- **Objective**
Word for word, quote all of the material, omitting the pictures.

- **Source excerpt**
··········

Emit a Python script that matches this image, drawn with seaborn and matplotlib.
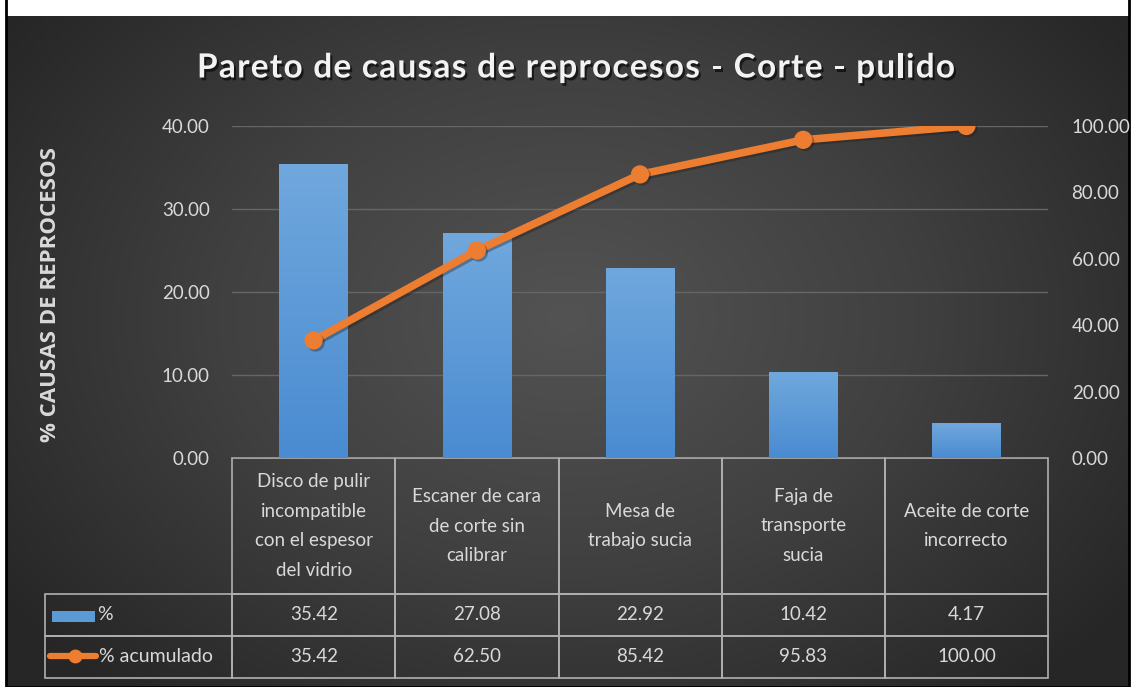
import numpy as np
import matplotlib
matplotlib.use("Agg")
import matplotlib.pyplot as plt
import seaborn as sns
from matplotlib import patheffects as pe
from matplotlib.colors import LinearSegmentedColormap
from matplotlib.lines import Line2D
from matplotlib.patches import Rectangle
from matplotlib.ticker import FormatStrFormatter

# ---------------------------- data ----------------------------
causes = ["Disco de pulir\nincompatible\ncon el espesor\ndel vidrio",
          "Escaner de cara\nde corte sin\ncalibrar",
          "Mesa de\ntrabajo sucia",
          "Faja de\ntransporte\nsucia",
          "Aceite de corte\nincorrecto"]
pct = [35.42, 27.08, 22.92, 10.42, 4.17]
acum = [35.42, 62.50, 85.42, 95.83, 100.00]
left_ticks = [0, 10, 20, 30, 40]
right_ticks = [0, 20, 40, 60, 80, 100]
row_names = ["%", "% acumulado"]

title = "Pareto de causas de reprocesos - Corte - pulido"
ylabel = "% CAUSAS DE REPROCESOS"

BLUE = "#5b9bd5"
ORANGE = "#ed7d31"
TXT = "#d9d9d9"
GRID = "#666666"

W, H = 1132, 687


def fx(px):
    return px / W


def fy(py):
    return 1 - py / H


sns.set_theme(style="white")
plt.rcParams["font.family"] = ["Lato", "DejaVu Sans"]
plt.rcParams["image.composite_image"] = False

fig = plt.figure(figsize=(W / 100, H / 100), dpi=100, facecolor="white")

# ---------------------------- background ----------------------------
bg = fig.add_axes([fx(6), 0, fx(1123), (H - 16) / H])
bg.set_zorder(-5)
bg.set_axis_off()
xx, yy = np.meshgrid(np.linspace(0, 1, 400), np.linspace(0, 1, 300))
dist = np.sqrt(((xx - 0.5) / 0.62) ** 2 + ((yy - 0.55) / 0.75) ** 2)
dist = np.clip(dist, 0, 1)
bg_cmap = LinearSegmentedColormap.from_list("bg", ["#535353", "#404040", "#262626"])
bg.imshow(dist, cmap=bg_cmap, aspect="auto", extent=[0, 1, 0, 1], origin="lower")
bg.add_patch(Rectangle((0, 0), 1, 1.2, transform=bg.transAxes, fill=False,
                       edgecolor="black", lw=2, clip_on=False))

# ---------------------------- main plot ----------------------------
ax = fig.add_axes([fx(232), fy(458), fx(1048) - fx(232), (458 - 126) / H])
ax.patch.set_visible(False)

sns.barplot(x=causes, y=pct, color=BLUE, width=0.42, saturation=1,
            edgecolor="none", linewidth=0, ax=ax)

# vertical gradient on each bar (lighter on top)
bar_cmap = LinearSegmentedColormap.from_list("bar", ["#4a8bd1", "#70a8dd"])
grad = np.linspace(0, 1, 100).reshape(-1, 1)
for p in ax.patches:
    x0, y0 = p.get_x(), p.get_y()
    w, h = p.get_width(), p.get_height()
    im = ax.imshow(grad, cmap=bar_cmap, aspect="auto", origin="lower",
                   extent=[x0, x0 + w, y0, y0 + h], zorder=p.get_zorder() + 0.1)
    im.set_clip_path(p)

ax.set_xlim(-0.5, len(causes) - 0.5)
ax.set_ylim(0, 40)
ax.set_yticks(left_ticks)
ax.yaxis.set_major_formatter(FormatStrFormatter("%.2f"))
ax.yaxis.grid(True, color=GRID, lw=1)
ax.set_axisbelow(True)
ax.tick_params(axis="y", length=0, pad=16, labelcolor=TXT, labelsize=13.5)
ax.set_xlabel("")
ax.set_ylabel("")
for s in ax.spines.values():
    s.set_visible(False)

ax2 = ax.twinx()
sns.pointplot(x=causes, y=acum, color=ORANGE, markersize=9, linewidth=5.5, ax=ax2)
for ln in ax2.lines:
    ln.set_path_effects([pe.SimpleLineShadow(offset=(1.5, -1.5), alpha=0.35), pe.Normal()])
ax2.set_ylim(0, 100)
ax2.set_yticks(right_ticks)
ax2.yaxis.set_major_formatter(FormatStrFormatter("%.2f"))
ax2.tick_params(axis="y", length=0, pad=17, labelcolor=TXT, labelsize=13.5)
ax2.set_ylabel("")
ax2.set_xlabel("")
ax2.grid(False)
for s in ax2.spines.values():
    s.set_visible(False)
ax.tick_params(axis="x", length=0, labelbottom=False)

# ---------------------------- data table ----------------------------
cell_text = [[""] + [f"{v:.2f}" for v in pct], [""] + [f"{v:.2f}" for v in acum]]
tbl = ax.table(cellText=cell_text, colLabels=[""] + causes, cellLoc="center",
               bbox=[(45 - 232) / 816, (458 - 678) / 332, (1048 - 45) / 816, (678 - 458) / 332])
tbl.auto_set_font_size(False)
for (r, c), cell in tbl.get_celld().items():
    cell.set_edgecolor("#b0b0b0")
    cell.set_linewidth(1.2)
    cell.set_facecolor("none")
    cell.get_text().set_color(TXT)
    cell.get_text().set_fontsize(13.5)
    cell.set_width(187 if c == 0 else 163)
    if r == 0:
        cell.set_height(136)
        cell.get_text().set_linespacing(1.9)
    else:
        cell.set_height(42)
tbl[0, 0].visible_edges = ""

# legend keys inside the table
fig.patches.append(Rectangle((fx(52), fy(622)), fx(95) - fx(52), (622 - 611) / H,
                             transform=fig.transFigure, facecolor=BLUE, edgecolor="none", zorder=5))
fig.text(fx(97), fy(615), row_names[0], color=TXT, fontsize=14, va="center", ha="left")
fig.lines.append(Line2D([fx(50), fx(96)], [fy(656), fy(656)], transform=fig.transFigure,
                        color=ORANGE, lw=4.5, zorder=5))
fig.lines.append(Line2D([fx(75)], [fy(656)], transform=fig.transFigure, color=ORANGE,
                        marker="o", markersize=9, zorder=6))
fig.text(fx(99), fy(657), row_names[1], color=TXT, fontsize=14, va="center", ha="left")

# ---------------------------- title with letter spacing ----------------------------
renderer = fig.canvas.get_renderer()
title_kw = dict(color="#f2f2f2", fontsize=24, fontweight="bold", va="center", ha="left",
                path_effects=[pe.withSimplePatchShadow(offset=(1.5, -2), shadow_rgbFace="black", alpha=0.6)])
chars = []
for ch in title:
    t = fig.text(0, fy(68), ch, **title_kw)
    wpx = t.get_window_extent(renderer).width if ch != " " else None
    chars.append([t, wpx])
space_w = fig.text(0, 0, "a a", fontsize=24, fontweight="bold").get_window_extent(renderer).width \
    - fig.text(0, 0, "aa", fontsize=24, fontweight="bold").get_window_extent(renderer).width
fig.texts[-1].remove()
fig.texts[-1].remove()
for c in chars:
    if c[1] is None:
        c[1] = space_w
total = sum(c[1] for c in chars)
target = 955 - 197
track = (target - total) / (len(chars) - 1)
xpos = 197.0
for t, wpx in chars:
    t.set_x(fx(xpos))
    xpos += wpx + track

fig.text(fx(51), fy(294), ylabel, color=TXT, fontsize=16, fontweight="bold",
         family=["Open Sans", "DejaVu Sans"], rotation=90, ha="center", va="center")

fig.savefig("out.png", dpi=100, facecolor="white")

··········

- **Complete output**
Emit a Python script that matches this image, drawn with seaborn and matplotlib.
import numpy as np
import matplotlib
matplotlib.use("Agg")
import matplotlib.pyplot as plt
import seaborn as sns
from matplotlib import patheffects as pe
from matplotlib.colors import LinearSegmentedColormap
from matplotlib.lines import Line2D
from matplotlib.patches import Rectangle
from matplotlib.ticker import FormatStrFormatter

# ---------------------------- data ----------------------------
causes = ["Disco de pulir\nincompatible\ncon el espesor\ndel vidrio",
          "Escaner de cara\nde corte sin\ncalibrar",
          "Mesa de\ntrabajo sucia",
          "Faja de\ntransporte\nsucia",
          "Aceite de corte\nincorrecto"]
pct = [35.42, 27.08, 22.92, 10.42, 4.17]
acum = [35.42, 62.50, 85.42, 95.83, 100.00]
left_ticks = [0, 10, 20, 30, 40]
right_ticks = [0, 20, 40, 60, 80, 100]
row_names = ["%", "% acumulado"]

title = "Pareto de causas de reprocesos - Corte - pulido"
ylabel = "% CAUSAS DE REPROCESOS"

BLUE = "#5b9bd5"
ORANGE = "#ed7d31"
TXT = "#d9d9d9"
GRID = "#666666"

W, H = 1132, 687


def fx(px):
    return px / W


def fy(py):
    return 1 - py / H


sns.set_theme(style="white")
plt.rcParams["font.family"] = ["Lato", "DejaVu Sans"]
plt.rcParams["image.composite_image"] = False

fig = plt.figure(figsize=(W / 100, H / 100), dpi=100, facecolor="white")

# ---------------------------- background ----------------------------
bg = fig.add_axes([fx(6), 0, fx(1123), (H - 16) / H])
bg.set_zorder(-5)
bg.set_axis_off()
xx, yy = np.meshgrid(np.linspace(0, 1, 400), np.linspace(0, 1, 300))
dist = np.sqrt(((xx - 0.5) / 0.62) ** 2 + ((yy - 0.55) / 0.75) ** 2)
dist = np.clip(dist, 0, 1)
bg_cmap = LinearSegmentedColormap.from_list("bg", ["#535353", "#404040", "#262626"])
bg.imshow(dist, cmap=bg_cmap, aspect="auto", extent=[0, 1, 0, 1], origin="lower")
bg.add_patch(Rectangle((0, 0), 1, 1.2, transform=bg.transAxes, fill=False,
                       edgecolor="black", lw=2, clip_on=False))

# ---------------------------- main plot ----------------------------
ax = fig.add_axes([fx(232), fy(458), fx(1048) - fx(232), (458 - 126) / H])
ax.patch.set_visible(False)

sns.barplot(x=causes, y=pct, color=BLUE, width=0.42, saturation=1,
            edgecolor="none", linewidth=0, ax=ax)

# vertical gradient on each bar (lighter on top)
bar_cmap = LinearSegmentedColormap.from_list("bar", ["#4a8bd1", "#70a8dd"])
grad = np.linspace(0, 1, 100).reshape(-1, 1)
for p in ax.patches:
    x0, y0 = p.get_x(), p.get_y()
    w, h = p.get_width(), p.get_height()
    im = ax.imshow(grad, cmap=bar_cmap, aspect="auto", origin="lower",
                   extent=[x0, x0 + w, y0, y0 + h], zorder=p.get_zorder() + 0.1)
    im.set_clip_path(p)

ax.set_xlim(-0.5, len(causes) - 0.5)
ax.set_ylim(0, 40)
ax.set_yticks(left_ticks)
ax.yaxis.set_major_formatter(FormatStrFormatter("%.2f"))
ax.yaxis.grid(True, color=GRID, lw=1)
ax.set_axisbelow(True)
ax.tick_params(axis="y", length=0, pad=16, labelcolor=TXT, labelsize=13.5)
ax.set_xlabel("")
ax.set_ylabel("")
for s in ax.spines.values():
    s.set_visible(False)

ax2 = ax.twinx()
sns.pointplot(x=causes, y=acum, color=ORANGE, markersize=9, linewidth=5.5, ax=ax2)
for ln in ax2.lines:
    ln.set_path_effects([pe.SimpleLineShadow(offset=(1.5, -1.5), alpha=0.35), pe.Normal()])
ax2.set_ylim(0, 100)
ax2.set_yticks(right_ticks)
ax2.yaxis.set_major_formatter(FormatStrFormatter("%.2f"))
ax2.tick_params(axis="y", length=0, pad=17, labelcolor=TXT, labelsize=13.5)
ax2.set_ylabel("")
ax2.set_xlabel("")
ax2.grid(False)
for s in ax2.spines.values():
    s.set_visible(False)
ax.tick_params(axis="x", length=0, labelbottom=False)

# ---------------------------- data table ----------------------------
cell_text = [[""] + [f"{v:.2f}" for v in pct], [""] + [f"{v:.2f}" for v in acum]]
tbl = ax.table(cellText=cell_text, colLabels=[""] + causes, cellLoc="center",
               bbox=[(45 - 232) / 816, (458 - 678) / 332, (1048 - 45) / 816, (678 - 458) / 332])
tbl.auto_set_font_size(False)
for (r, c), cell in tbl.get_celld().items():
    cell.set_edgecolor("#b0b0b0")
    cell.set_linewidth(1.2)
    cell.set_facecolor("none")
    cell.get_text().set_color(TXT)
    cell.get_text().set_fontsize(13.5)
    cell.set_width(187 if c == 0 else 163)
    if r == 0:
        cell.set_height(136)
        cell.get_text().set_linespacing(1.9)
    else:
        cell.set_height(42)
tbl[0, 0].visible_edges = ""

# legend keys inside the table
fig.patches.append(Rectangle((fx(52), fy(622)), fx(95) - fx(52), (622 - 611) / H,
                             transform=fig.transFigure, facecolor=BLUE, edgecolor="none", zorder=5))
fig.text(fx(97), fy(615), row_names[0], color=TXT, fontsize=14, va="center", ha="left")
fig.lines.append(Line2D([fx(50), fx(96)], [fy(656), fy(656)], transform=fig.transFigure,
                        color=ORANGE, lw=4.5, zorder=5))
fig.lines.append(Line2D([fx(75)], [fy(656)], transform=fig.transFigure, color=ORANGE,
                        marker="o", markersize=9, zorder=6))
fig.text(fx(99), fy(657), row_names[1], color=TXT, fontsize=14, va="center", ha="left")

# ---------------------------- title with letter spacing ----------------------------
renderer = fig.canvas.get_renderer()
title_kw = dict(color="#f2f2f2", fontsize=24, fontweight="bold", va="center", ha="left",
                path_effects=[pe.withSimplePatchShadow(offset=(1.5, -2), shadow_rgbFace="black", alpha=0.6)])
chars = []
for ch in title:
    t = fig.text(0, fy(68), ch, **title_kw)
    wpx = t.get_window_extent(renderer).width if ch != " " else None
    chars.append([t, wpx])
space_w = fig.text(0, 0, "a a", fontsize=24, fontweight="bold").get_window_extent(renderer).width \
    - fig.text(0, 0, "aa", fontsize=24, fontweight="bold").get_window_extent(renderer).width
fig.texts[-1].remove()
fig.texts[-1].remove()
for c in chars:
    if c[1] is None:
        c[1] = space_w
total = sum(c[1] for c in chars)
target = 955 - 197
track = (target - total) / (len(chars) - 1)
xpos = 197.0
for t, wpx in chars:
    t.set_x(fx(xpos))
    xpos += wpx + track

fig.text(fx(51), fy(294), ylabel, color=TXT, fontsize=16, fontweight="bold",
         family=["Open Sans", "DejaVu Sans"], rotation=90, ha="center", va="center")

fig.savefig("out.png", dpi=100, facecolor="white")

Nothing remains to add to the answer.